By Mark Margulies
Here’s what you WON’T get in this article. You WON’T get a lot of gooey talk about how positive advertising is the only style to use. You WON’T find a lot of fluff about the fact that you have to frame everything you say in a positive way in an ad. And you WON’T find an overabundance of overused, so-called “power words.” What you WILL find are some ideas I’d like to share with you this month about what some people call “negative copy.”
A short time ago, I reviewed a request for copy changes for a health club spot that featured a reversal of the same flavor you just read in the beginning of this article. Its structure was basically the same, with the idea being, “Here are a couple of things you WON’T find at (CLIENT NAME). You won’t find a long term contract to lock you in and limit your options.

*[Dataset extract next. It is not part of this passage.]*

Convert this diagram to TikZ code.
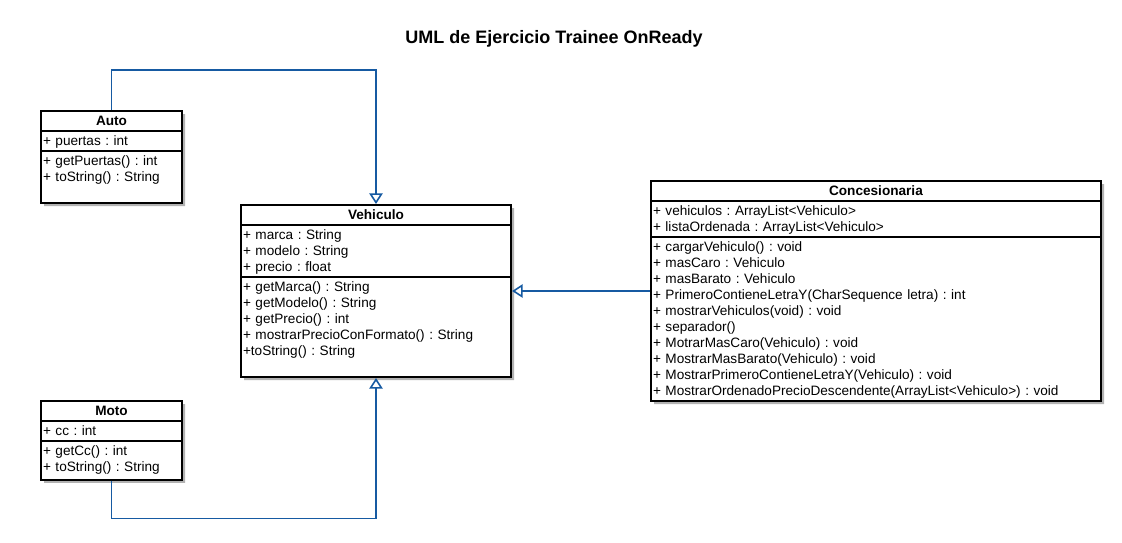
\documentclass[tikz,border=0pt]{standalone}
\usepackage{fontspec}
\setmainfont{Liberation Sans}
\frenchspacing
\usetikzlibrary{arrows.meta,positioning,shapes.multipart,shadows}
\definecolor{umlblue}{RGB}{22,90,162}
\tikzset{
  umlbox/.style={
    draw, line width=1.5pt, fill=white, rectangle split, rectangle split parts=3,
    rectangle split every empty part={},
    inner xsep=1.5pt, inner ysep=0.75pt,
    font=\fontsize{10.2}{12}\selectfont, align=left,
    anchor=north west,
    drop shadow={shadow xshift=2.4pt, shadow yshift=-2.4pt, fill=black!30, opacity=1}
  },
  inherits/.style={-{Triangle[open, length=8pt, width=10pt, fill=white]}, umlblue, line width=1.2pt}
}
\newcommand{\umlln}{\rule[-2.4pt]{0pt}{12pt}}
\newcommand{\umlclass}[6][141]{%
  \node[umlbox, text width=#1*0.75pt-3pt] (#2) at (#5,#6) {%
    \hfill\textbf{#2}\umlln\hfill\null
    \nodepart{second} #3
    \nodepart{third} #4
  };%
}

\begin{document}
\begin{tikzpicture}[x=0.75pt, y=-0.75pt]
    \useasboundingbox (0,0) rectangle (1122,543);
    \node[font=\fontsize{13.5}{16}\selectfont\bfseries] (title) at (554,39) {UML de Ejercicio Trainee OnReady};
    \umlclass{Auto}
             {\umlln+ puertas : int}
             {\umlln+ getPuertas() : int\\ \umlln+ toString() : String\\ \umlln~}
             {40}{110}
    \umlclass[270]{Vehiculo}
             {\umlln+ marca : String\\ \umlln+ modelo : String\\ \umlln+ precio : float}
             {\umlln+ getMarca() : String\\ \umlln+ getModelo() : String\\ \umlln+ getPrecio() : int\\
              \umlln+ mostrarPrecioConFormato() : String\\ \umlln+toString() : String\\ \umlln~}
             {240}{204}
    \umlclass{Moto}
             {\umlln+ cc : int}
             {\umlln+ getCc() : int\\ \umlln+ toString() : String\\[-10pt] \umlln~}
             {40}{400}
    \umlclass[450]{Concesionaria}
             {\umlln+ vehiculos : ArrayList<Vehiculo>\\ \umlln+ listaOrdenada : ArrayList<Vehiculo>}
             {\umlln+ cargarVehiculo() : void\\ \umlln+ masCaro : Vehiculo\\ \umlln+ masBarato : Vehiculo\\
              \umlln+ PrimeroContieneLetraY(CharSequence letra) : int\\ \umlln+ mostrarVehiculos(void) : void\\
              \umlln+ separador()\\ \umlln+ MotrarMasCaro(Vehiculo) : void\\ \umlln+ MostrarMasBarato(Vehiculo) : void\\
              \umlln+ MostrarPrimeroContieneLetraY(Vehiculo) : void\\
              \umlln+ MostrarOrdenadoPrecioDescendente(ArrayList<Vehiculo>) : void}
             {650}{180}
    \draw[inherits] (Auto.north) -- ++(0,-40) -| (Vehiculo.north);
    \draw[inherits] (Moto.south) -- ++(0,38) -| (Vehiculo.south);
    \draw[inherits] (Concesionaria.west) -- (Concesionaria.west -| Vehiculo.east);
\end{tikzpicture}
\end{document}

And you won’t get a bill for an enrollment fee, like other health clubs charge,” yada, yada. The spot was promptly returned with the Account Executive’s admonition, “Beginning too negative. Take out those few lines. They really don’t want to go after other health facilities.” The problem I had was, where was this offensive negativity? The spot was framed as a reversal, pointing out general policies other facilities legitimately engaged in, then going on to explain how our client intended to be different. That’s not “going after” anyone—that’s a benefits reversal, simply a different way to attract the audience’s attention and explore the benefits of our client. To call that opening "negative" is to probably be upset at the Department of Traffic because of all those “Stop” signs around town.
There IS place for negative advertising, but we are not big proponents of its genre. What IS an effective tool is the reversal. We use reversals, so I’d like to explore what negative COPY is, and how the difference is important.
You can’t miss it when a spot “goes negative.” Usually, it involves berating a competitor or group. Going negative would involve creating copy similar to this: “Those other Yugo dealers in town will overcharge you hundreds or thousands of dollars for the same item. Not us.” “If you go to the Home Fix-Up Mega Store, you’re only going to find you’re ignored, you’ll never get your questions answered, and they have no idea what service is.”
Negative ads, by and large, usually attack your clients’ competitors, without offering the benefits of what your clients offer. So, instead of extolling your client’s benefits, you rip the competition, subliminally indicating your client is better because they DON’T do all those horrible things. Hey, I’M NOT A BIG SUBSCRIBER TO THE THEORY, but there are dozens who do this for a living and create effective ads based on it. Ask anyone who writes political campaign spots. They’ll tell you war stories that will stand what’s left of your hair on end.
But negative copy isn’t copy reversal. Copy reversal comes from the idea of taking the window and looking outside/in rather than inside/out. And, as a different approach, it’s something to refresh the listener’s ear, giving you the chance to redirect attention to your message so they capture it, amidst all the clutter. Using a reversal in a positive way is just utilizing another weapon in your creative arsenal. But the confusion Account Executives and clients have, with regards to what is “negative” advertising, is understandable. And face it, some clients are hypersensitive. So, like other situations you’ve encountered in the past, this one can easily be moderated with just a little explanation of how and why you’re approaching the ad from a different point of view.
Reversals are designed to hook the listener and maintain their attention until the benefits of your client can be extolled. A negative ad never addresses benefits of any type. All it does is try to create good will for the client by creating bad will about the competition. Again, I’m not a proponent of negative messages. I think, in the long run, you alienate audiences with them, and they age and burn out faster. But a copy reversal helps to bring those benefits to light in a different way, so that the commercial doesn’t become another “been there, done that” spot to the listener. That’s what separates them from “negative” ads—and in the listener’s ear, the difference is noticeable.
The idea is to stand out, to capture attention, to highlight the important aspects of your client’s message, and to influence those who are ready to respond to the message. Copy reversal is just another weapon to help you do that.